Reig: Yes, the drivers that we have working with us, they are all W-2 employees. They get access to the same healthcare plan that I have. That’s been a core tenet for us as a company since we started. Even with the moped side of the business. We have over 200 people on the moped side, across four major markets in the U.S. From day one, every battery swapper, customer service agent, mechanic, they’re all W-2 employees as well. I don’t know, maybe it was the way I was raised. I just felt like it makes a lot more sense. Get somebody bought into your company, and make sure they care about the company. I don’t think you’re going to really get that if they’re a gig worker.

Clouse: So, what about the power aspect? You said this site is a unicorn. 

Reig: That’s where the difficulty comes in with EV charging infrastructure at scale. You need the real estate, you need a landlord willing to rent you the right type of property at the right price, and you need to make sure there’s power on the grid to supply that site. And that’s another whole conversation [with the utility]. Sometimes it can take years to get power, and sometimes it doesn’t matter how long your timeline is, you’re not getting power for a variety of reasons.

So, we’ve got some serious constraints here. We’ve got a city where real estate is at a premium, and it’s hard to find space anywhere. And then even if you can find space, most of the time you can’t get the power. So again, in a city like New York, you’ve got 2 million vehicles. If they’re all going electric in the next 15 years … I don’t know where [all that infrastructure is] going to happen. 

Clouse: Well that doesn’t sound very encouraging. 

Reig: I will say, though, I’ve only been in the electric vehicle industry for a few years now. When I talk to folks who’ve been in the industry for 10-plus years, they always have horror stories of working with utilities back in the day. When calling a utility, you might as well have been calling customer service for an airline, right? You’re not getting through, you’re not getting help, they’re not going to do anything for you. That is not the case anymore. For example, ConEdison has been a phenomenal partner for us. I think it’s because, honestly, it’s the political pressure. We need to actually get stuff done. 
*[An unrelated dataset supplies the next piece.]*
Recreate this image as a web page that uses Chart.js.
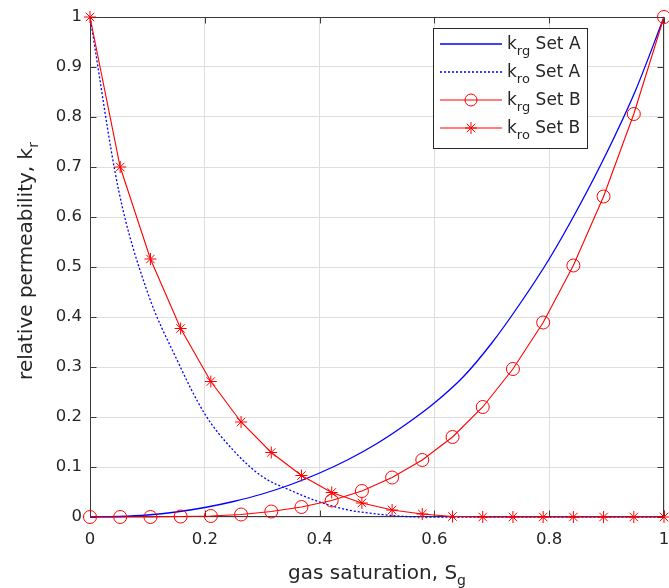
<!DOCTYPE html>
<html>
<head>
<meta charset="utf-8">
<title>relative permeability</title>
<script src="https://cdn.jsdelivr.net/npm/chart.js@4.4.1/dist/chart.umd.min.js"></script>
<style>
  html, body { margin: 0; padding: 0; background: #fff; }
</style>
</head>
<body>
<canvas id="krChart" width="669" height="588"></canvas>
<script>
// Set A (smooth curves, no markers)
var sgA  = [0, 0.05, 0.1, 0.15, 0.2, 0.25, 0.3, 0.35, 0.4, 0.45, 0.5, 0.55, 0.6, 0.65, 0.7, 0.75, 0.8, 0.85, 0.9, 0.95, 1];
var krgA = [0, 0.001, 0.004, 0.010, 0.019, 0.031, 0.046, 0.065, 0.088, 0.115, 0.147, 0.185, 0.228, 0.280, 0.348, 0.428, 0.516, 0.617, 0.728, 0.852, 1];
var kroA = [1, 0.653, 0.450, 0.318, 0.206, 0.133, 0.081, 0.053, 0.030, 0.014, 0.006, 0.001, 0, 0, 0, 0, 0, 0, 0, 0, 0];

// Set B (markers)
var sgB  = [0, 0.0526, 0.1053, 0.1579, 0.2105, 0.2632, 0.3158, 0.3684, 0.4211, 0.4737, 0.5263, 0.5789, 0.6316, 0.6842, 0.7368, 0.7895, 0.8421, 0.8947, 0.9474, 1];
var krgB = [0, 0, 0, 0.001, 0.002, 0.005, 0.011, 0.020, 0.033, 0.052, 0.079, 0.114, 0.160, 0.220, 0.296, 0.389, 0.503, 0.641, 0.806, 1];
var kroB = [1, 0.700, 0.516, 0.377, 0.271, 0.190, 0.129, 0.083, 0.049, 0.028, 0.014, 0.006, 0.001, 0, 0, 0, 0, 0, 0, 0];

// axis ticks
var xTicks = [0, 0.2, 0.4, 0.6, 0.8, 1];
var xTickLabels = ['0', '0.2', '0.4', '0.6', '0.8', '1'];
var yTicks = [0, 0.1, 0.2, 0.3, 0.4, 0.5, 0.6, 0.7, 0.8, 0.9, 1];
var yTickLabels = ['0', '0.1', '0.2', '0.3', '0.4', '0.5', '0.6', '0.7', '0.8', '0.9', '1'];

var FONT = '"DejaVu Sans", "Liberation Sans", Arial, sans-serif';
var TXT = '#262626';
var BLUE = '#0000ff';
var RED = '#ff0000';

function pts(xs, ys) {
    return xs.map(function (x, i) { return { x: x, y: ys[i] }; });
}

// text with one subscript part, e.g. k_rg
function subText(ctx, main, sub, tail, x, y, size, subSize, centered) {
    ctx.font = size + 'px ' + FONT;
    var w1 = ctx.measureText(main).width;
    var w3 = tail ? ctx.measureText(tail).width : 0;
    ctx.font = subSize + 'px ' + FONT;
    var w2 = ctx.measureText(sub).width;
    var start = centered ? x - (w1 + w2 + w3) / 2 : x;
    ctx.textAlign = 'left';
    ctx.textBaseline = 'alphabetic';
    ctx.fillStyle = TXT;
    ctx.font = size + 'px ' + FONT;
    ctx.fillText(main, start, y);
    ctx.font = subSize + 'px ' + FONT;
    ctx.fillText(sub, start + w1, y + 6);
    if (tail) {
        ctx.font = size + 'px ' + FONT;
        ctx.fillText(tail, start + w1 + w2, y);
    }
}

function drawMarker(ctx, style, x, y, r) {
    ctx.beginPath();
    if (style === 'circle') {
        ctx.arc(x, y, r, 0, Math.PI * 2);
    } else {
        var d = r * Math.SQRT1_2;
        ctx.moveTo(x - r, y); ctx.lineTo(x + r, y);
        ctx.moveTo(x, y - r); ctx.lineTo(x, y + r);
        ctx.moveTo(x - d, y - d); ctx.lineTo(x + d, y + d);
        ctx.moveTo(x - d, y + d); ctx.lineTo(x + d, y - d);
    }
    ctx.stroke();
}

// box, inside ticks, legend and axis titles (MATLAB look)
var matlabLook = {
    id: 'matlabLook',
    beforeDatasetsDraw: function (chart) {
        var ctx = chart.ctx, a = chart.chartArea;
        var xs = chart.scales.x, ys = chart.scales.y;
        ctx.save();
        ctx.strokeStyle = '#3a3a3a';
        ctx.lineWidth = 1;
        var L = Math.round(a.left) + 0.5, R = Math.round(a.right) - 0.5;
        var T = Math.round(a.top) + 0.5, B = Math.round(a.bottom) - 0.5;
        ctx.strokeRect(L, T, R - L, B - T);
        ctx.beginPath();
        xTicks.forEach(function (v) {
            var px = Math.round(xs.getPixelForValue(v)) + 0.5;
            ctx.moveTo(px, B); ctx.lineTo(px, B - 6);
            ctx.moveTo(px, T); ctx.lineTo(px, T + 6);
        });
        yTicks.forEach(function (v) {
            var py = Math.round(ys.getPixelForValue(v)) + 0.5;
            ctx.moveTo(L, py); ctx.lineTo(L + 6, py);
            ctx.moveTo(R, py); ctx.lineTo(R - 6, py);
        });
        ctx.stroke();
        ctx.restore();
    },
    afterDraw: function (chart) {
        var ctx = chart.ctx;
        ctx.save();
        // legend
        ctx.fillStyle = '#fff';
        ctx.fillRect(433.5, 28.5, 154, 120);
        ctx.strokeStyle = '#262626';
        ctx.lineWidth = 1;
        ctx.strokeRect(433.5, 28.5, 154, 120);
        var rows = [
            { sub: 'rg', set: ' Set A', color: BLUE, dash: [], marker: null, width: 1.3 },
            { sub: 'ro', set: ' Set A', color: BLUE, dash: [2, 2], marker: null, width: 1.3 },
            { sub: 'rg', set: ' Set B', color: RED, dash: [], marker: 'circle', width: 1.1 },
            { sub: 'ro', set: ' Set B', color: RED, dash: [], marker: 'star', width: 1.1 }
        ];
        rows.forEach(function (r, i) {
            var y = 44 + i * 28;
            ctx.strokeStyle = r.color;
            ctx.lineWidth = r.width;
            ctx.setLineDash(r.dash);
            ctx.beginPath();
            ctx.moveTo(440, y); ctx.lineTo(502, y);
            ctx.stroke();
            ctx.setLineDash([]);
            if (r.marker) {
                ctx.lineWidth = 1;
                drawMarker(ctx, r.marker, 471, y, 6);
            }
            subText(ctx, 'k', r.sub, r.set, 507, y + 5, 17, 13, false);
        });
        // axis titles
        subText(ctx, 'gas saturation, S', 'g', '', 377, 579, 20, 14, true);
        ctx.translate(32, 261);
        ctx.rotate(-Math.PI / 2);
        subText(ctx, 'relative permeability, k', 'r', '', 0, 0, 20, 14, true);
        ctx.restore();
    }
};

var tickFont = { family: FONT, size: 16.5 };

var krChart = new Chart(document.getElementById('krChart'), {
    type: 'scatter',
    data: {
        datasets: [
            {
                label: 'krg Set A', data: pts(sgA, krgA), showLine: true,
                borderColor: BLUE, borderWidth: 1.3, pointRadius: 0,
                cubicInterpolationMode: 'monotone', order: 4, clip: false
            },
            {
                label: 'kro Set A', data: pts(sgA, kroA), showLine: true,
                borderColor: BLUE, borderWidth: 1.3, borderDash: [2, 2], pointRadius: 0,
                cubicInterpolationMode: 'monotone', order: 3, clip: false
            },
            {
                label: 'krg Set B', data: pts(sgB, krgB), showLine: true,
                borderColor: RED, borderWidth: 1.1, tension: 0,
                pointStyle: 'circle', pointRadius: 6.5, pointBorderWidth: 1,
                pointBorderColor: RED, pointBackgroundColor: 'rgba(0,0,0,0)',
                order: 2, clip: false
            },
            {
                label: 'kro Set B', data: pts(sgB, kroB), showLine: true,
                borderColor: RED, borderWidth: 1.1, tension: 0,
                pointStyle: 'star', pointRadius: 6, pointBorderWidth: 1,
                pointBorderColor: RED, pointBackgroundColor: RED,
                order: 1, clip: false
            }
        ]
    },
    options: {
        responsive: false,
        devicePixelRatio: 1,
        animation: false,
        layout: { autoPadding: false, padding: { top: 17, right: 5, left: 0, bottom: 0 } },
        plugins: {
            legend: { display: false },
            tooltip: { enabled: false }
        },
        scales: {
            x: {
                type: 'linear', min: 0, max: 1,
                afterBuildTicks: function (s) { s.ticks = xTicks.map(function (v) { return { value: v }; }); },
                afterFit: function (s) { s.height = 71; s.paddingLeft = 0; s.paddingRight = 0; },
                ticks: {
                    callback: function (v, i) { return xTickLabels[i]; },
                    font: tickFont, color: TXT, padding: 13, maxRotation: 0
                },
                grid: { color: '#dedede', drawTicks: false },
                border: { display: false }
            },
            y: {
                type: 'linear', min: 0, max: 1,
                afterBuildTicks: function (s) { s.ticks = yTicks.map(function (v) { return { value: v }; }); },
                afterFit: function (s) { s.width = 90; s.paddingTop = 0; s.paddingBottom = 0; },
                ticks: {
                    callback: function (v, i) { return yTickLabels[i]; },
                    font: tickFont, color: TXT, padding: 8
                },
                grid: { color: '#dedede', drawTicks: false },
                border: { display: false }
            }
        }
    },
    plugins: [matlabLook]
});
</script>
</body>
</html>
We are sitting here in 2022, and nothing’s happened on electrification and rideshare in a city like New York, because how can it? Nobody’s bringing these things together. It’s as simple as that. And the only way to bring it together is you’ve got to build infrastructure, you’ve got to run mobility services, in this case rideshare. The only way to do this is to actually go all in, roll up your sleeves and do it. Or else you will just be somebody talking about 2030.